Data block:
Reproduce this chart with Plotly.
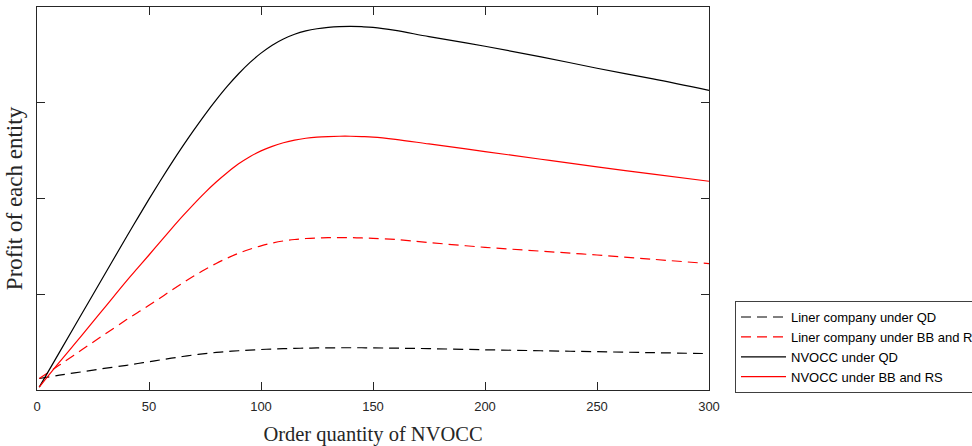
import plotly.graph_objects as go

x_qty = [1, 10, 20, 30, 40, 45, 50, 55, 60, 65, 70, 75, 80, 85, 90, 95, 100, 105,
         110, 115, 120, 125, 130, 135, 140, 145, 150, 160, 175, 200, 225, 250, 275, 300]

liner_qd = [0.12, 0.155, 0.19, 0.225, 0.258,
            0.277, 0.295, 0.314, 0.332, 0.35, 0.366, 0.38, 0.392, 0.402, 0.41, 0.417,
            0.423, 0.428, 0.432, 0.435, 0.437, 0.439, 0.44, 0.441, 0.441, 0.441, 0.44,
            0.437, 0.432, 0.42, 0.41, 0.40, 0.39, 0.38]
liner_bbrs = [0.12, 0.26, 0.42, 0.578, 0.735,
              0.81, 0.885, 0.962, 1.04, 1.116, 1.19, 1.259, 1.322, 1.378, 1.428, 1.47,
              1.506, 1.535, 1.557, 1.572, 1.582, 1.588, 1.591, 1.592, 1.591, 1.588, 1.584,
              1.572, 1.54, 1.49, 1.45, 1.41, 1.365, 1.32]
nvocc_qd = [0.03, 0.393, 0.796, 1.199, 1.60,
            1.798, 1.993, 2.183, 2.367, 2.544, 2.714, 2.877, 3.030, 3.173, 3.303, 3.419,
            3.518, 3.601, 3.666, 3.715, 3.750, 3.773, 3.787, 3.795, 3.797, 3.794, 3.787,
            3.755, 3.69, 3.59, 3.48, 3.36, 3.25, 3.13]
nvocc_bbrs = [0.03, 0.29, 0.57, 0.855, 1.14,
              1.275, 1.41, 1.548, 1.683, 1.815, 1.942, 2.062, 2.172, 2.272, 2.362, 2.437,
              2.497, 2.545, 2.582, 2.61, 2.629, 2.641, 2.647, 2.65, 2.65, 2.647, 2.642,
              2.618, 2.57, 2.49, 2.41, 2.33, 2.255, 2.18]

series_names = ["Liner company under QD", "Liner company under BB and RS",
                "NVOCC under QD", "NVOCC under BB and RS"]
x_ticks = [0, 50, 100, 150, 200, 250, 300]

fig = go.Figure()
styles = [("#000000", "10px,6px"), ("#ff0000", "10px,6px"),
          ("#000000", "solid"), ("#ff0000", "solid")]
for name, ys, (col, dash) in zip(series_names,
                                 [liner_qd, liner_bbrs, nvocc_qd, nvocc_bbrs], styles):
    fig.add_trace(go.Scatter(x=x_qty, y=ys, mode="lines", name=name,
                             line=dict(color=col, width=1.2, dash=dash,
                                       shape="spline", smoothing=1.0)))

axis_common = dict(showline=True, linecolor="#262626", linewidth=1, mirror="ticks",
                   ticks="inside", ticklen=8, tickcolor="#262626", showgrid=False,
                   zeroline=False)

fig.update_layout(
    width=972, height=446,
    margin=dict(l=37, r=263, t=7, b=56, autoexpand=False),
    paper_bgcolor="white", plot_bgcolor="white",
    xaxis=dict(range=[0, 300], tickvals=x_ticks, ticktext=[str(v) for v in x_ticks],
               tickfont=dict(family="Liberation Sans, Arial", size=13, color="#262626"),
               ticklabelstandoff=4,
               title=dict(text="Order quantity of NVOCC", standoff=14,
                          font=dict(family="Liberation Serif, Times New Roman", size=20.5,
                                    color="#262626")),
               **axis_common),
    yaxis=dict(range=[0, 4], tickvals=[1, 2, 3], showticklabels=False,
               title=dict(text="Profit of each entity", standoff=6,
                          font=dict(family="Liberation Serif, Times New Roman", size=23,
                                    color="#262626")),
               **axis_common),
    legend=dict(x=1.0387, xanchor="left", y=-0.008, yanchor="bottom",
                bgcolor="white", bordercolor="#404040", borderwidth=1,
                itemwidth=45,
                font=dict(family="Liberation Sans, Arial", size=13, color="#000000"),
                tracegroupgap=0),
    showlegend=True,
)

fig.write_html("out.html")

The problem: Each line of the data is to be duplicated exactly; pictures stay out of the copy.

Complete output:
Reproduce this chart with Plotly.
import plotly.graph_objects as go

x_qty = [1, 10, 20, 30, 40, 45, 50, 55, 60, 65, 70, 75, 80, 85, 90, 95, 100, 105,
         110, 115, 120, 125, 130, 135, 140, 145, 150, 160, 175, 200, 225, 250, 275, 300]

liner_qd = [0.12, 0.155, 0.19, 0.225, 0.258,
            0.277, 0.295, 0.314, 0.332, 0.35, 0.366, 0.38, 0.392, 0.402, 0.41, 0.417,
            0.423, 0.428, 0.432, 0.435, 0.437, 0.439, 0.44, 0.441, 0.441, 0.441, 0.44,
            0.437, 0.432, 0.42, 0.41, 0.40, 0.39, 0.38]
liner_bbrs = [0.12, 0.26, 0.42, 0.578, 0.735,
              0.81, 0.885, 0.962, 1.04, 1.116, 1.19, 1.259, 1.322, 1.378, 1.428, 1.47,
              1.506, 1.535, 1.557, 1.572, 1.582, 1.588, 1.591, 1.592, 1.591, 1.588, 1.584,
              1.572, 1.54, 1.49, 1.45, 1.41, 1.365, 1.32]
nvocc_qd = [0.03, 0.393, 0.796, 1.199, 1.60,
            1.798, 1.993, 2.183, 2.367, 2.544, 2.714, 2.877, 3.030, 3.173, 3.303, 3.419,
            3.518, 3.601, 3.666, 3.715, 3.750, 3.773, 3.787, 3.795, 3.797, 3.794, 3.787,
            3.755, 3.69, 3.59, 3.48, 3.36, 3.25, 3.13]
nvocc_bbrs = [0.03, 0.29, 0.57, 0.855, 1.14,
              1.275, 1.41, 1.548, 1.683, 1.815, 1.942, 2.062, 2.172, 2.272, 2.362, 2.437,
              2.497, 2.545, 2.582, 2.61, 2.629, 2.641, 2.647, 2.65, 2.65, 2.647, 2.642,
              2.618, 2.57, 2.49, 2.41, 2.33, 2.255, 2.18]

series_names = ["Liner company under QD", "Liner company under BB and RS",
                "NVOCC under QD", "NVOCC under BB and RS"]
x_ticks = [0, 50, 100, 150, 200, 250, 300]

fig = go.Figure()
styles = [("#000000", "10px,6px"), ("#ff0000", "10px,6px"),
          ("#000000", "solid"), ("#ff0000", "solid")]
for name, ys, (col, dash) in zip(series_names,
                                 [liner_qd, liner_bbrs, nvocc_qd, nvocc_bbrs], styles):
    fig.add_trace(go.Scatter(x=x_qty, y=ys, mode="lines", name=name,
                             line=dict(color=col, width=1.2, dash=dash,
                                       shape="spline", smoothing=1.0)))

axis_common = dict(showline=True, linecolor="#262626", linewidth=1, mirror="ticks",
                   ticks="inside", ticklen=8, tickcolor="#262626", showgrid=False,
                   zeroline=False)

fig.update_layout(
    width=972, height=446,
    margin=dict(l=37, r=263, t=7, b=56, autoexpand=False),
    paper_bgcolor="white", plot_bgcolor="white",
    xaxis=dict(range=[0, 300], tickvals=x_ticks, ticktext=[str(v) for v in x_ticks],
               tickfont=dict(family="Liberation Sans, Arial", size=13, color="#262626"),
               ticklabelstandoff=4,
               title=dict(text="Order quantity of NVOCC", standoff=14,
                          font=dict(family="Liberation Serif, Times New Roman", size=20.5,
                                    color="#262626")),
               **axis_common),
    yaxis=dict(range=[0, 4], tickvals=[1, 2, 3], showticklabels=False,
               title=dict(text="Profit of each entity", standoff=6,
                          font=dict(family="Liberation Serif, Times New Roman", size=23,
                                    color="#262626")),
               **axis_common),
    legend=dict(x=1.0387, xanchor="left", y=-0.008, yanchor="bottom",
                bgcolor="white", bordercolor="#404040", borderwidth=1,
                itemwidth=45,
                font=dict(family="Liberation Sans, Arial", size=13, color="#000000"),
                tracegroupgap=0),
    showlegend=True,
)

fig.write_html("out.html")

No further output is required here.